Given information:
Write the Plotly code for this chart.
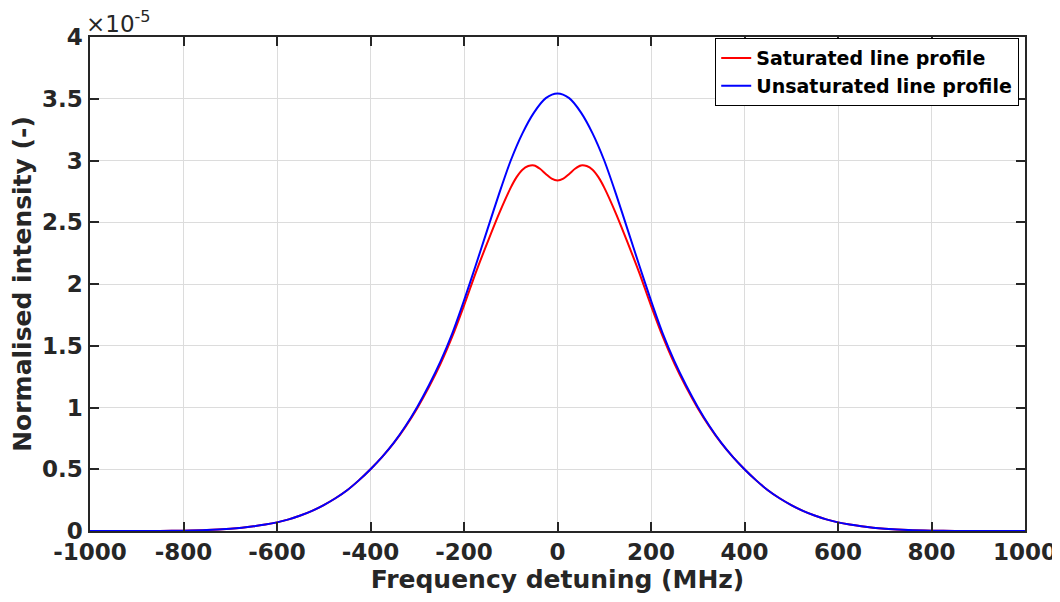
import plotly.graph_objects as go

# Frequency detuning (MHz)
freq = [-1000, -950, -900, -850, -800, -750, -700, -675, -650, -625, -600, -575, -550,
        -525, -500, -475, -450, -425, -400, -375, -350, -325, -300, -275, -250, -225,
        -200, -175, -150, -125, -100, -75, -50, -25, 0, 25, 50, 75, 100, 125, 150, 175,
        200, 225, 250, 275, 300, 325, 350, 375, 400, 425, 450, 475, 500, 525, 550, 575,
        600, 625, 650, 675, 700, 750, 800, 850, 900, 950, 1000]
# Unsaturated line profile (x 1e-5)
unsat = [0, 0, 0.0003, 0.001, 0.003, 0.008, 0.019, 0.027, 0.038, 0.052, 0.07, 0.094,
         0.125, 0.163, 0.21, 0.265, 0.33, 0.41, 0.5, 0.6, 0.715, 0.85, 1.005, 1.18,
         1.375, 1.6, 1.865, 2.15, 2.44, 2.73, 3.0, 3.22, 3.39, 3.505, 3.543, 3.505,
         3.39, 3.22, 3.0, 2.73, 2.44, 2.15, 1.865, 1.6, 1.375, 1.18, 1.005, 0.85, 0.715,
         0.6, 0.5, 0.41, 0.33, 0.265, 0.21, 0.163, 0.125, 0.094, 0.07, 0.052, 0.038,
         0.027, 0.019, 0.008, 0.003, 0.001, 0.0003, 0, 0]

freq_sat = [-1000, -950, -900, -850, -800, -750, -700, -675, -650, -625, -600, -575,
            -550, -525, -500, -475, -450, -425, -400, -375, -350, -325, -300, -275,
            -250, -225, -200, -175, -150, -125, -100, -87.5, -75, -62.5, -50, -37.5,
            -25, -12.5, 0, 12.5, 25, 37.5, 50, 62.5, 75, 87.5, 100, 125, 150, 175, 200,
            225, 250, 275, 300, 325, 350, 375, 400, 425, 450, 475, 500, 525, 550, 575,
            600, 625, 650, 675, 700, 750, 800, 850, 900, 950, 1000]
# Saturated line profile (x 1e-5)
sat = [0, 0, 0.0003, 0.001, 0.003, 0.008, 0.019, 0.027, 0.038, 0.052, 0.07, 0.094,
       0.125, 0.163, 0.21, 0.265, 0.33, 0.41, 0.5, 0.6, 0.713, 0.845, 0.995, 1.165,
       1.355, 1.575, 1.825, 2.09, 2.335, 2.57, 2.78, 2.865, 2.925, 2.955, 2.96, 2.933,
       2.891, 2.853, 2.838, 2.853, 2.891, 2.933, 2.96, 2.955, 2.925, 2.865, 2.78, 2.57,
       2.335, 2.09, 1.825, 1.575, 1.355, 1.165, 0.995, 0.845, 0.713, 0.6, 0.5, 0.41,
       0.33, 0.265, 0.21, 0.163, 0.125, 0.094, 0.07, 0.052, 0.038, 0.027, 0.019, 0.008,
       0.003, 0.001, 0.0003, 0, 0]

x_ticks = [-1000, -800, -600, -400, -200, 0, 200, 400, 600, 800, 1000]
x_tick_text = ["-1000", "-800", "-600", "-400", "-200", "0", "200", "400", "600", "800", "1000"]
y_ticks = [0, 0.5, 1, 1.5, 2, 2.5, 3, 3.5, 4]
y_tick_text = ["0", "0.5", "1", "1.5", "2", "2.5", "3", "3.5", "4"]

FONT = "DejaVu Sans, Liberation Sans, Arial, sans-serif"
AX = "#262626"
GRID = "#dcdcdc"

fig = go.Figure()
fig.add_trace(go.Scatter(x=freq_sat, y=sat, mode="lines", name="Saturated line profile",
                         line=dict(color="#ff0000", width=2, shape="spline", smoothing=0.8)))
fig.add_trace(go.Scatter(x=freq, y=unsat, mode="lines", name="Unsaturated line profile",
                         line=dict(color="#0000ff", width=2, shape="spline", smoothing=0.8)))

fig.update_layout(
    width=1060, height=602,
    margin=dict(l=82, r=43, t=29, b=79),
    paper_bgcolor="white", plot_bgcolor="white",
    font=dict(family=FONT, color=AX),
    showlegend=True,
    legend=dict(x=0.9936, y=0.998, xanchor="right", yanchor="top",
                bgcolor="white", bordercolor="#000000", borderwidth=1.2,
                font=dict(family=FONT, size=19, color="#000000", weight="bold"),
                tracegroupgap=0, itemwidth=30),
    xaxis=dict(range=[-1000, 1000], tickvals=x_ticks, ticktext=x_tick_text,
               ticks="inside", ticklen=9,
               tickwidth=1.5, tickcolor=AX, showline=True, linecolor=AX, linewidth=1.5,
               mirror="ticks", showgrid=True, gridcolor=GRID, gridwidth=1.2,
               zeroline=False,
               tickfont=dict(family=FONT, size=23, color=AX, weight="bold"),
               title=dict(text="Frequency detuning (MHz)", standoff=4,
                          font=dict(family=FONT, size=25, color=AX, weight="bold"))),
    yaxis=dict(range=[0, 4], tickvals=y_ticks, ticktext=y_tick_text, ticks="inside",
               ticklen=9, tickwidth=1.5, tickcolor=AX, showline=True, linecolor=AX,
               linewidth=1.5, mirror="ticks", showgrid=True, gridcolor=GRID,
               gridwidth=1.2, zeroline=False, ticklabelstandoff=1,
               tickfont=dict(family=FONT, size=23, color=AX, weight="bold"),
               title=dict(text="Normalised intensity (-)", standoff=4,
                          font=dict(family=FONT, size=25, color=AX, weight="bold"))),
)

fig.add_annotation(text="×10<sup>-5</sup>", xref="paper", yref="paper", x=0.0, y=1.0,
                   xanchor="left", yanchor="bottom", showarrow=False, xshift=-6, yshift=-2,
                   font=dict(family=FONT, size=23, color=AX))

fig.write_html("out.html")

Task instructions: The data above should be repeated exactly, minus any pictures.

Output below:
Write the Plotly code for this chart.
import plotly.graph_objects as go

# Frequency detuning (MHz)
freq = [-1000, -950, -900, -850, -800, -750, -700, -675, -650, -625, -600, -575, -550,
        -525, -500, -475, -450, -425, -400, -375, -350, -325, -300, -275, -250, -225,
        -200, -175, -150, -125, -100, -75, -50, -25, 0, 25, 50, 75, 100, 125, 150, 175,
        200, 225, 250, 275, 300, 325, 350, 375, 400, 425, 450, 475, 500, 525, 550, 575,
        600, 625, 650, 675, 700, 750, 800, 850, 900, 950, 1000]
# Unsaturated line profile (x 1e-5)
unsat = [0, 0, 0.0003, 0.001, 0.003, 0.008, 0.019, 0.027, 0.038, 0.052, 0.07, 0.094,
         0.125, 0.163, 0.21, 0.265, 0.33, 0.41, 0.5, 0.6, 0.715, 0.85, 1.005, 1.18,
         1.375, 1.6, 1.865, 2.15, 2.44, 2.73, 3.0, 3.22, 3.39, 3.505, 3.543, 3.505,
         3.39, 3.22, 3.0, 2.73, 2.44, 2.15, 1.865, 1.6, 1.375, 1.18, 1.005, 0.85, 0.715,
         0.6, 0.5, 0.41, 0.33, 0.265, 0.21, 0.163, 0.125, 0.094, 0.07, 0.052, 0.038,
         0.027, 0.019, 0.008, 0.003, 0.001, 0.0003, 0, 0]

freq_sat = [-1000, -950, -900, -850, -800, -750, -700, -675, -650, -625, -600, -575,
            -550, -525, -500, -475, -450, -425, -400, -375, -350, -325, -300, -275,
            -250, -225, -200, -175, -150, -125, -100, -87.5, -75, -62.5, -50, -37.5,
            -25, -12.5, 0, 12.5, 25, 37.5, 50, 62.5, 75, 87.5, 100, 125, 150, 175, 200,
            225, 250, 275, 300, 325, 350, 375, 400, 425, 450, 475, 500, 525, 550, 575,
            600, 625, 650, 675, 700, 750, 800, 850, 900, 950, 1000]
# Saturated line profile (x 1e-5)
sat = [0, 0, 0.0003, 0.001, 0.003, 0.008, 0.019, 0.027, 0.038, 0.052, 0.07, 0.094,
       0.125, 0.163, 0.21, 0.265, 0.33, 0.41, 0.5, 0.6, 0.713, 0.845, 0.995, 1.165,
       1.355, 1.575, 1.825, 2.09, 2.335, 2.57, 2.78, 2.865, 2.925, 2.955, 2.96, 2.933,
       2.891, 2.853, 2.838, 2.853, 2.891, 2.933, 2.96, 2.955, 2.925, 2.865, 2.78, 2.57,
       2.335, 2.09, 1.825, 1.575, 1.355, 1.165, 0.995, 0.845, 0.713, 0.6, 0.5, 0.41,
       0.33, 0.265, 0.21, 0.163, 0.125, 0.094, 0.07, 0.052, 0.038, 0.027, 0.019, 0.008,
       0.003, 0.001, 0.0003, 0, 0]

x_ticks = [-1000, -800, -600, -400, -200, 0, 200, 400, 600, 800, 1000]
x_tick_text = ["-1000", "-800", "-600", "-400", "-200", "0", "200", "400", "600", "800", "1000"]
y_ticks = [0, 0.5, 1, 1.5, 2, 2.5, 3, 3.5, 4]
y_tick_text = ["0", "0.5", "1", "1.5", "2", "2.5", "3", "3.5", "4"]

FONT = "DejaVu Sans, Liberation Sans, Arial, sans-serif"
AX = "#262626"
GRID = "#dcdcdc"

fig = go.Figure()
fig.add_trace(go.Scatter(x=freq_sat, y=sat, mode="lines", name="Saturated line profile",
                         line=dict(color="#ff0000", width=2, shape="spline", smoothing=0.8)))
fig.add_trace(go.Scatter(x=freq, y=unsat, mode="lines", name="Unsaturated line profile",
                         line=dict(color="#0000ff", width=2, shape="spline", smoothing=0.8)))

fig.update_layout(
    width=1060, height=602,
    margin=dict(l=82, r=43, t=29, b=79),
    paper_bgcolor="white", plot_bgcolor="white",
    font=dict(family=FONT, color=AX),
    showlegend=True,
    legend=dict(x=0.9936, y=0.998, xanchor="right", yanchor="top",
                bgcolor="white", bordercolor="#000000", borderwidth=1.2,
                font=dict(family=FONT, size=19, color="#000000", weight="bold"),
                tracegroupgap=0, itemwidth=30),
    xaxis=dict(range=[-1000, 1000], tickvals=x_ticks, ticktext=x_tick_text,
               ticks="inside", ticklen=9,
               tickwidth=1.5, tickcolor=AX, showline=True, linecolor=AX, linewidth=1.5,
               mirror="ticks", showgrid=True, gridcolor=GRID, gridwidth=1.2,
               zeroline=False,
               tickfont=dict(family=FONT, size=23, color=AX, weight="bold"),
               title=dict(text="Frequency detuning (MHz)", standoff=4,
                          font=dict(family=FONT, size=25, color=AX, weight="bold"))),
    yaxis=dict(range=[0, 4], tickvals=y_ticks, ticktext=y_tick_text, ticks="inside",
               ticklen=9, tickwidth=1.5, tickcolor=AX, showline=True, linecolor=AX,
               linewidth=1.5, mirror="ticks", showgrid=True, gridcolor=GRID,
               gridwidth=1.2, zeroline=False, ticklabelstandoff=1,
               tickfont=dict(family=FONT, size=23, color=AX, weight="bold"),
               title=dict(text="Normalised intensity (-)", standoff=4,
                          font=dict(family=FONT, size=25, color=AX, weight="bold"))),
)

fig.add_annotation(text="×10<sup>-5</sup>", xref="paper", yref="paper", x=0.0, y=1.0,
                   xanchor="left", yanchor="bottom", showarrow=False, xshift=-6, yshift=-2,
                   font=dict(family=FONT, size=23, color=AX))

fig.write_html("out.html")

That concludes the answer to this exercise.